Before SBF and FTX fell from grace, FUD (fear, uncertainty and doubt) was the most hated acronym in cryptocurrencies. Changpeng Zhao, chief executive of crypto exchange Binance, once warned people that simply reading about FUD was likely to make them poorer.
CZ, as he is known, has become reflective as crypto prices have fallen. FUD had triggered a “stress test”, he claimed. Binance suffered outflows of $1bn on Tuesday. CZ says withdrawals cannot destabilise its business. Brave.
Outflows from Binance are part of a broader flight from cryptocurrencies amid plummeting prices. The company is grappling with particular problems too. This week, it was reported that the exchange is facing a criminal investigation over compliance with US money laundering and sanctions laws. In the UK, the Financial Conduct Authority warned last year that it was “not capable of” supervising Binance. Many high street banks halted transfers of cash.
Binance is too secretive to weigh up easily. Binance says it owns $60bn in crypto assets. That is meaningless without a statement of liabilities.

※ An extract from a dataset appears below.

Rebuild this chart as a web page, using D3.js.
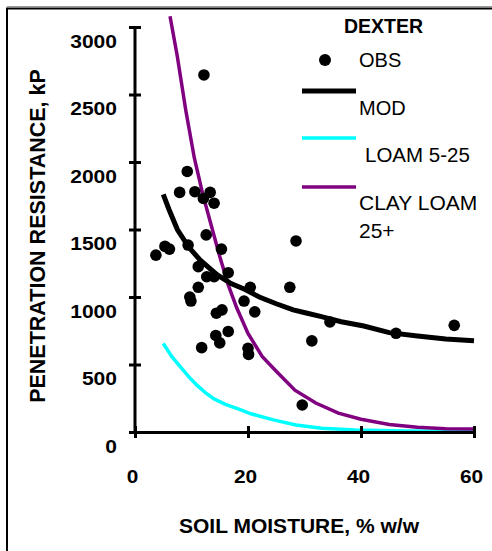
<!DOCTYPE html>
<html>
<head>
<meta charset="utf-8">
<script src="https://cdn.jsdelivr.net/npm/d3@7"></script>
<style>
  body { margin: 0; background: #fff; }
  text { font-family: Arial, "Liberation Sans", sans-serif; fill: #000; }
</style>
</head>
<body>
<div class="chart"></div>
<script>
// observed points (soil moisture %, penetration resistance kP)
const obsX = [3.7, 5.3, 6.1, 7.9, 9.25, 9.4, 9.7, 9.9, 10.6, 11.2, 11.2, 11.8, 12.1, 12.2, 12.6, 12.7, 13.3, 14.0, 14.0, 14.4,
              14.3, 15.0, 15.3, 15.4, 16.5, 16.5, 19.3, 20.0, 20.1, 20.4, 21.2, 27.4, 28.5, 29.6, 31.3, 34.5, 46.2, 56.5]
const obsY = [1310, 1375, 1355, 1775, 1930, 1385, 1000, 970, 1780, 1225, 1072, 625, 1730, 2645, 1460, 1150, 1775, 1695, 1150, 880,
              715, 660, 1355, 905, 1180, 745, 970, 620, 575, 1072, 890, 1072, 1415, 200, 675, 815, 731, 790]

// model curve
const modX = [5, 6, 7.5, 9.5, 11.5, 14.5, 17, 19.5, 22, 25, 28, 30.5, 33, 36.5, 40.5, 45, 50, 55, 60]
const modY = [1760, 1650, 1500, 1370, 1275, 1165, 1100, 1055, 1000, 950, 905, 880, 855, 817, 785, 736, 711, 689, 676]

// loam 5-25
const loamX = [5, 6.5, 8, 9.5, 11, 12.5, 14, 16, 18.5, 20.5, 24.5, 28.5, 33, 39, 48, 60]
const loamY = [655, 560, 484, 410, 345, 290, 245, 205, 168, 135, 90, 52, 28, 15, 7, 3]

// clay loam 25+
const clayX = [6.2, 7.5, 9, 10.5, 12, 13.5, 15, 16.5, 18, 20, 22.5, 25, 28.3, 32, 36, 40, 45, 50, 55, 60]
const clayY = [3080, 2780, 2380, 2030, 1760, 1530, 1300, 1090, 920, 730, 560, 450, 310, 215, 140, 95, 55, 35, 24, 22]

const xTicks = [0, 20, 40, 60]
const yTicks = [0, 500, 1000, 1500, 2000, 2500, 3000]

const W = 492, H = 551

const svg = d3.select('.chart').append('svg')
    .attr('width', W)
    .attr('height', H)

// frame
svg.append('line')
    .attr('x1', 7).attr('x2', W).attr('y1', 6.5).attr('y2', 6.5)
    .attr('stroke', '#9a9a9a').attr('stroke-width', 1)
svg.append('rect')
    .attr('x', 7).attr('y', 8.5)
    .attr('width', W + 10).attr('height', H + 10)
    .attr('fill', 'none').attr('stroke', '#000').attr('stroke-width', 2)

const xScale = d3.scaleLinear().domain([0, 60]).range([135, 474])
const yScale = d3.scaleLinear().domain([0, 3000]).range([432, 27])

// series lines
const line = d3.line().x(d => xScale(d[0])).y(d => yScale(d[1]))
const toPts = (xs, ys) => xs.map((v, i) => [v, ys[i]])

svg.append('path')
    .datum(toPts(loamX, loamY))
    .attr('d', line)
    .attr('fill', 'none').attr('stroke', '#00ffff').attr('stroke-width', 3.5)

svg.append('path')
    .datum(toPts(clayX, clayY))
    .attr('d', line)
    .attr('fill', 'none').attr('stroke', '#800080').attr('stroke-width', 3.5)

svg.append('path')
    .datum(toPts(modX, modY))
    .attr('d', line)
    .attr('fill', 'none').attr('stroke', '#000').attr('stroke-width', 5)

// axes
const fmt = d3.format('d')
const yAxis = d3.axisLeft(yScale).tickValues(yTicks).tickFormat(fmt).tickSize(6).tickSizeOuter(0).tickPadding(0)
const gy = svg.append('g').attr('transform', 'translate(135,0)').call(yAxis)
gy.select('.domain').attr('stroke-width', 3).attr('d', 'M0,' + (yScale(0) + 2) + 'V' + (yScale(3000) - 1))
gy.selectAll('.tick line').attr('x1', 6).attr('x2', -6).attr('stroke-width', 3)
gy.selectAll('.tick text')
    .attr('x', -18).attr('dy', 0).attr('y', 20)
    .style('font-size', '19px').style('font-weight', 'bold')
    .attr('textLength', d => fmt(d).length * 11.7)
    .attr('lengthAdjust', 'spacingAndGlyphs')

const xAxis = d3.axisBottom(xScale).tickValues(xTicks).tickFormat(fmt).tickSize(6).tickSizeOuter(0).tickPadding(0)
const gx = svg.append('g').attr('transform', 'translate(0,432)').call(xAxis)
gx.select('.domain').attr('stroke-width', 3)
gx.selectAll('.tick line').attr('y1', -6).attr('y2', 6).attr('stroke-width', 3)
gx.selectAll('.tick text')
    .attr('x', -3).attr('y', 51).attr('dy', 0)
    .style('font-size', '19px').style('font-weight', 'bold')
    .attr('textLength', d => fmt(d).length * 11.6)
    .attr('lengthAdjust', 'spacingAndGlyphs')
svg.selectAll('.domain').attr('stroke', '#000')
svg.selectAll('.tick line').attr('stroke', '#000')

// observations
svg.append('g').selectAll('circle')
    .data(toPts(obsX, obsY))
    .enter()
    .append('circle')
    .attr('cx', d => xScale(d[0]))
    .attr('cy', d => yScale(d[1]))
    .attr('r', 5.8)
    .attr('fill', '#000')

// axis titles
svg.append('text')
    .attr('transform', 'translate(45,236) rotate(-90)')
    .attr('text-anchor', 'middle')
    .style('font-size', '21.5px').style('font-weight', 'bold')
    .text('PENETRATION RESISTANCE, kP')

svg.append('text')
    .attr('x', 299).attr('y', 533)
    .attr('text-anchor', 'middle')
    .style('font-size', '21px').style('font-weight', 'bold')
    .text('SOIL MOISTURE, % w/w')

// legend
const lg = svg.append('g')
lg.append('text').attr('x', 344).attr('y', 33)
    .style('font-size', '19.5px').style('font-weight', 'bold').text('DEXTER')
lg.append('circle').attr('cx', 325).attr('cy', 60).attr('r', 6).attr('fill', '#000')
lg.append('text').attr('x', 359).attr('y', 67).style('font-size', '20px').text('OBS')
lg.append('line').attr('x1', 302).attr('x2', 356).attr('y1', 91).attr('y2', 91)
    .attr('stroke', '#000').attr('stroke-width', 5)
lg.append('text').attr('x', 359).attr('y', 115).style('font-size', '20px').text('MOD')
lg.append('line').attr('x1', 302).attr('x2', 356).attr('y1', 138).attr('y2', 138)
    .attr('stroke', '#00ffff').attr('stroke-width', 3.5)
lg.append('text').attr('x', 365).attr('y', 162).style('font-size', '20.5px').text('LOAM 5-25')
lg.append('line').attr('x1', 302).attr('x2', 356).attr('y1', 187).attr('y2', 187)
    .attr('stroke', '#800080').attr('stroke-width', 3.5)
lg.append('text').attr('x', 359).attr('y', 210).style('font-size', '21px').text('CLAY LOAM')
lg.append('text').attr('x', 359).attr('y', 238).style('font-size', '21px').text('25+')
</script>
</body>
</html>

It appears to be the biggest platform for crypto trading, albeit that the statistics cannot be verified. Over the past 24 hours, spot and derivatives trades were worth $35bn, according to the website CoinGecko, compared with $1.3bn for US-listed Coinbase.
In late October, trading volumes on FTX were supposedly more than $17bn. If Binance could capture a fraction of this, its dominance would be unassailable
The hostility of regulators and the collapse of FTX should deter all but the most ardent risk-seekers, however. “People get hurt by one exchange and they generalise that,” CZ complains.
It is entirely reasonable to believe that interconnections between crypto businesses create systemic weakness. Terraform Labs crashed earlier this year. BlockFi was then in trouble but was rescued by FTX. Later, FTX went bust and BlockFi followed suit.
You do not have to be a crypto genius, if any exist, to join up the dots.